Salvador del nostro tempo (disarmare prima i violenti)
martedì 31 maggio 2022

I tempi bui che viviamo devono essere stati ben chiari al diciottenne Salvador che ha aperto il fuoco contro bambini delle scuole elementari della sua cittadina texana di Ulvalde. La sua rabbia divoratrice senza gli strumenti della violenza che hanno armato le sue mani sarebbe stato solo quella di un ragazzino rancoroso contro la vita e la famiglia.

Con un paio di fucili automatici è invece divenuto l’ultimo stragista d’America. In Joe Biden che scuote il capo, si commuove e si arrabbia per non essere riuscito a fermare il mercato delle armi nel grande Paese che governa, sembra di rivedere Tommy Lee Jones in 'Non è un paese per vecchi' dei fratelli Cohen: un uomo di altri tempi, sopraffatto dalla violenza irrazionale che lo circonda e che sembra regolare il mondo più d’ogni regola di polizia. Eppure, Biden è lo stesso presidente Joe che due settimane fa parlava di politica estera dall’habitat di una fabbrica di armi e che crede fortemente nel potere che le armi hanno di regolare i conti tra ucraini e russi. Nel fucile automatico, e oggi in missili e droni, si nasconde gran parte della storia degli Usa: non solo l’America delle stragi, ma anche quella del 'potere' internazionale. Ad ascoltare la lobby Nra che, assieme a tanti politici conservatori e a buona parte di quelli meno liberal, chiede di armare prontamente insegnanti e adolescenti per salvarsi da soli dai prossimi Salvador, sembra di essere improvvisamente nella logica del Donbass.

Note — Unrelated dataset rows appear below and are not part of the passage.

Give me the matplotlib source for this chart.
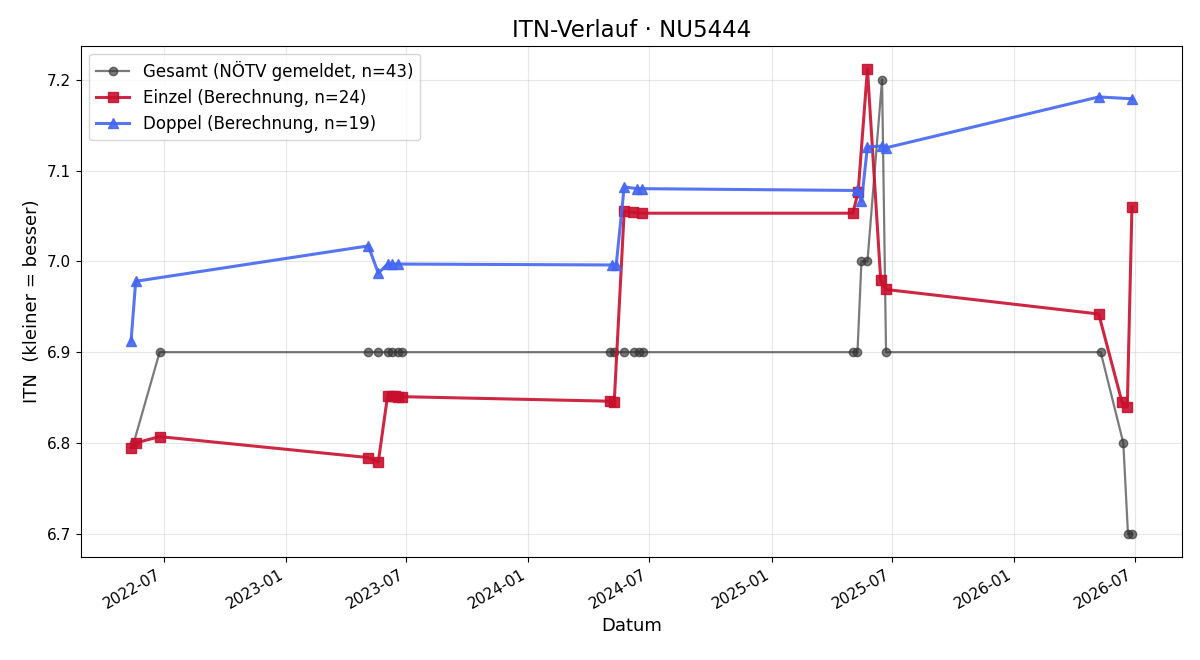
import matplotlib
matplotlib.use("Agg")
import matplotlib.pyplot as plt
import matplotlib.dates as mdates
import pandas as pd

# Gesamt (NÖTV gemeldet)
gesamt_dates = ["2022-05-17", "2022-06-25",
                "2023-05-04", "2023-05-20", "2023-06-03", "2023-06-10", "2023-06-18", "2023-06-24",
                "2024-05-02", "2024-05-09", "2024-05-24", "2024-06-08", "2024-06-15", "2024-06-21",
                "2025-05-04", "2025-05-10", "2025-05-16", "2025-05-25", "2025-06-16", "2025-06-22",
                "2026-05-11", "2026-06-14", "2026-06-21", "2026-06-27"]
gesamt_itn = [6.8, 6.9,
              6.9, 6.9, 6.9, 6.9, 6.9, 6.9,
              6.9, 6.9, 6.9, 6.9, 6.9, 6.9,
              6.9, 6.9, 7.0, 7.0, 7.2, 6.9,
              6.9, 6.8, 6.7, 6.7]

# Einzel (Berechnung)
einzel_dates = ["2022-05-13", "2022-05-20", "2022-06-25",
                "2023-05-04", "2023-05-20", "2023-06-03", "2023-06-10", "2023-06-14", "2023-06-18", "2023-06-24",
                "2024-05-02", "2024-05-09", "2024-05-24", "2024-06-06", "2024-06-20",
                "2025-05-03", "2025-05-11", "2025-05-25", "2025-06-14", "2025-06-22",
                "2026-05-08", "2026-06-12", "2026-06-20", "2026-06-27"]
einzel_itn = [6.795, 6.800, 6.807,
              6.784, 6.779, 6.852, 6.852, 6.852, 6.851, 6.851,
              6.846, 6.845, 7.055, 7.054, 7.053,
              7.053, 7.076, 7.212, 6.979, 6.969,
              6.942, 6.845, 6.840, 7.060]

# Doppel (Berechnung)
doppel_dates = ["2022-05-13", "2022-05-20",
                "2023-05-05", "2023-05-20", "2023-06-03", "2023-06-10", "2023-06-18",
                "2024-05-06", "2024-05-12", "2024-05-24", "2024-06-12", "2024-06-20",
                "2025-05-10", "2025-05-16", "2025-05-25", "2025-06-16", "2025-06-22",
                "2026-05-08", "2026-06-27"]
doppel_itn = [6.912, 6.978,
              7.017, 6.987, 6.997, 6.997, 6.997,
              6.996, 6.996, 7.082, 7.080, 7.080,
              7.078, 7.066, 7.126, 7.127, 7.125,
              7.181, 7.179]

fig, ax = plt.subplots(figsize=(12, 6.6), dpi=100)

ax.plot(pd.to_datetime(gesamt_dates), gesamt_itn, marker='o', color='#333333',
        alpha=0.65, linewidth=1.6, markersize=6, label='Gesamt (NÖTV gemeldet, n=43)')
ax.plot(pd.to_datetime(einzel_dates), einzel_itn, marker='s', color='#c8102e',
        alpha=0.9, linewidth=2.2, markersize=7, label='Einzel (Berechnung, n=24)')
ax.plot(pd.to_datetime(doppel_dates), doppel_itn, marker='^', color='#4466f2',
        alpha=0.9, linewidth=2.2, markersize=7, label='Doppel (Berechnung, n=19)')

ax.set_title('ITN-Verlauf · NU5444', fontsize=16.5)
ax.set_xlabel('Datum', fontsize=13)
ax.set_ylabel('ITN  (kleiner = besser)', fontsize=13)
ax.grid(True, alpha=0.3)
ax.legend(loc='upper left', fontsize=12)

ax.xaxis.set_major_locator(mdates.MonthLocator(bymonth=[1, 7]))
ax.xaxis.set_major_formatter(mdates.DateFormatter('%Y-%m'))
ax.tick_params(labelsize=11)
fig.autofmt_xdate()

fig.subplots_adjust(left=0.0675, right=0.985, top=0.931, bottom=0.156)
plt.savefig('out.png', dpi=100)
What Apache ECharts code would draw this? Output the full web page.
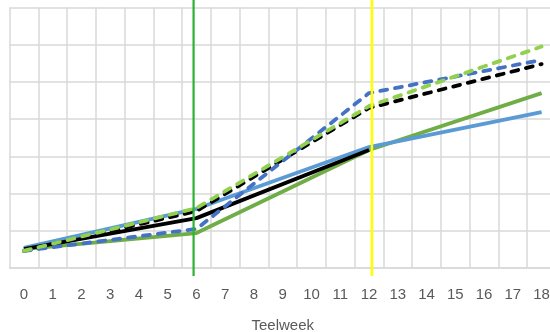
<!DOCTYPE html>
<html>
<head>
<meta charset="utf-8">
<script src="https://cdn.jsdelivr.net/npm/echarts@6/dist/echarts.min.js"></script>
<style>
  html, body { margin: 0; padding: 0; background: #ffffff; }
  #chart { width: 550px; height: 332px; }
</style>
</head>
<body>
<div id="chart"></div>
<script>
// Teelweek categories on the x axis
const weeks = ['0','1','2','3','4','5','6','7','8','9','10','11','12','13','14','15','16','17','18'];

// Measured values at weeks 0, 6, 12 and 18; the lines are straight between them
const greenSolid  = [5.1, null, null, null, null, null, 9.4,  null, null, null, null, null, 31.7, null, null, null, null, null, 47.0];
const blueSolid   = [5.4, null, null, null, null, null, 15.9, null, null, null, null, null, 32.5, null, null, null, null, null, 41.9];
const blackSolid  = [5.1, null, null, null, null, null, 13.4, null, null, null, null, null, 31.7, null, null, null, null, null, null];
const blackDashed = [4.6, null, null, null, null, null, 15.3, null, null, null, null, null, 43.0, null, null, null, null, null, 54.8];
const blueDashed  = [4.6, null, null, null, null, null, 10.5, null, null, null, null, null, 47.0, null, null, null, null, null, 55.9];
const greenDashed = [4.6, null, null, null, null, null, 16.1, null, null, null, null, null, 43.5, null, null, null, null, null, 59.5];

// Reference weeks drawn as vertical marker lines
const markerGreenWeek = 5.9;
const markerYellowWeek = 12.1;

const chart = echarts.init(document.getElementById('chart'), null, { renderer: 'canvas' });

function lineSeries(name, data, color, dashed, z) {
  return {
    name: name,
    type: 'line',
    data: data,
    connectNulls: true,
    symbol: 'none',
    z: z,
    lineStyle: {
      color: color,
      width: 3.8,
      type: dashed ? [7, 8] : 'solid',
      cap: dashed ? 'round' : 'butt',
      join: 'round'
    },
    emphasis: { disabled: true }
  };
}

function markerSeries(name, week, color, width) {
  return {
    name: name,
    type: 'line',
    xAxisIndex: 1,
    yAxisIndex: 1,
    data: [[week, 0], [week, 1]],
    symbol: 'none',
    z: 10,
    lineStyle: { color: color, width: width },
    emphasis: { disabled: true }
  };
}

chart.setOption({
  animation: false,
  backgroundColor: '#ffffff',
  grid: [
    { left: 9.5, right: -6, top: 7.5, bottom: 64, outerBoundsMode: 'none', containLabel: false },
    { left: 9.5, right: -6, top: 0, bottom: 56, outerBoundsMode: 'none', containLabel: false }
  ],
  xAxis: [
    {
      type: 'category',
      gridIndex: 0,
      data: weeks,
      boundaryGap: true,
      name: 'Teelweek',
      nameLocation: 'middle',
      nameGap: 50,
      nameTextStyle: { fontFamily: 'Liberation Sans', fontSize: 15, color: '#595959' },
      axisLine: { show: true, lineStyle: { color: '#d9d9d9', width: 1.5 } },
      axisTick: { show: false },
      axisLabel: { fontFamily: 'Liberation Sans', fontSize: 15, color: '#595959', margin: 19, interval: 0 },
      splitLine: { show: true, interval: 0, lineStyle: { color: '#d9d9d9', width: 1.5 } }
    },
    {
      type: 'value',
      gridIndex: 1,
      min: -0.5,
      max: 18.5,
      show: false
    }
  ],
  yAxis: [
    {
      type: 'value',
      gridIndex: 0,
      min: 0,
      max: 70,
      interval: 10,
      axisLine: { show: false },
      axisTick: { show: false },
      axisLabel: { show: false },
      splitLine: { show: true, lineStyle: { color: '#d9d9d9', width: 1.5 } }
    },
    {
      type: 'value',
      gridIndex: 1,
      min: 0,
      max: 1,
      show: false
    }
  ],
  series: [
    lineSeries('Groen', greenSolid, '#70AD47', false, 2),
    lineSeries('Blauw', blueSolid, '#5B9BD5', false, 3),
    lineSeries('Zwart', blackSolid, '#000000', false, 4),
    lineSeries('Zwart gestippeld', blackDashed, '#000000', true, 5),
    lineSeries('Blauw gestippeld', blueDashed, '#4472C4', true, 6),
    lineSeries('Groen gestippeld', greenDashed, '#92D050', true, 7),
    markerSeries('Week 6', markerGreenWeek, '#2DB233', 2.2),
    markerSeries('Week 12', markerYellowWeek, '#FFFF00', 2.6)
  ]
});
</script>
</body>
</html>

Dal 2014 nessun autentico negoziato tra le parti, nessun intervento di frontiera, nessun vero dialogo sollecitato e accompagnato, ma una guerra strisciante con circa ventimila morti, regolata dal 'finto potere' del fucile. Hannah Arendt distingueva tra violenza e potere. «La violenza, non dobbiamo dimenticarlo, non dipende dai numeri o dalle opinioni, ma dagli strumenti e gli strumenti della violenza come tutti gli altri strumenti accrescono e moltiplicano la forza umana ».

E l’efficacia di questa violenza dipende molto dal suo grado di inumanità e dalla capacità di colpire a distanza i contendenti. Il potere invece non può uscire dalla canna del fucile, il potere «è inerente all’esistenza stessa della comunità politica», al potere non serve la giustificazione serve una legittimazione. Salvador era arrabbiato con il mondo intero e voleva colpirlo al cuore, i bambini, proprio perché non aveva alcun potere. Proprio come un invasore impotente, aveva annunciato le sue mosse prima di dare fuoco alle munizioni che aveva acquistato a profusione, nella certezza che chi si sarebbe frapposto da quel momento in poi tra lui e un fucile era solo un uomo morto.

Ora che la strage è compiuta, quella grande nazione piena di contraddizioni, è di nuovo divisa tra legittimare il fucile o legittimare il potere della sua stessa comunità politica perché sia capace di incidere sulle prossime stragi. E il dibattito sulla necessità di dare armi agli e alle insegnanti non riguarda il Texas, appartiene a tutti noi che nell’America facciamo affidamento come un fratello più grande e più giovane, a cui ci si rivolge spesso in caso di necessità e con il quale litighiamo apertamente insieme agli stessi americani che contestano liberamente alcune scelte del proprio Paese. L’Europa – alleata di pari altezza, come la si immagina e chiede sulle pagine di questo giornale – può aiutare l’America a riscoprire il proprio potere politico e la sua grande autorità morale nella pratica della democrazia. Può accompagnarla in un nuovo e decisivo passaggio interiore, superando per sempre l’ideologia dello Stato che arriva a disporre la morte dei suoi cittadini violenti. Superare il mito della frontiera delle pistole significherà aprire anche una nuova stagione della politica estera atlantica.

Se oltre a sostenere le resistenze armate contro invasori e dittatori, in Ucraina come in Siria, avviassimo una nuova stagione di dialogo competente nei conflitti caldi del mondo, basandolo sul «potere della comunità politica internazionale» più che sulla violenza, forse quel mito potrebbe essere superato. Salvador non è solo un ragazzo: può essere la disgrazia che ci ha dato la sveglia. Nel prossimo futuro saranno gli insegnanti ad armarsi contro gli alunni pericolosi o impareranno a disarmarli per tempo?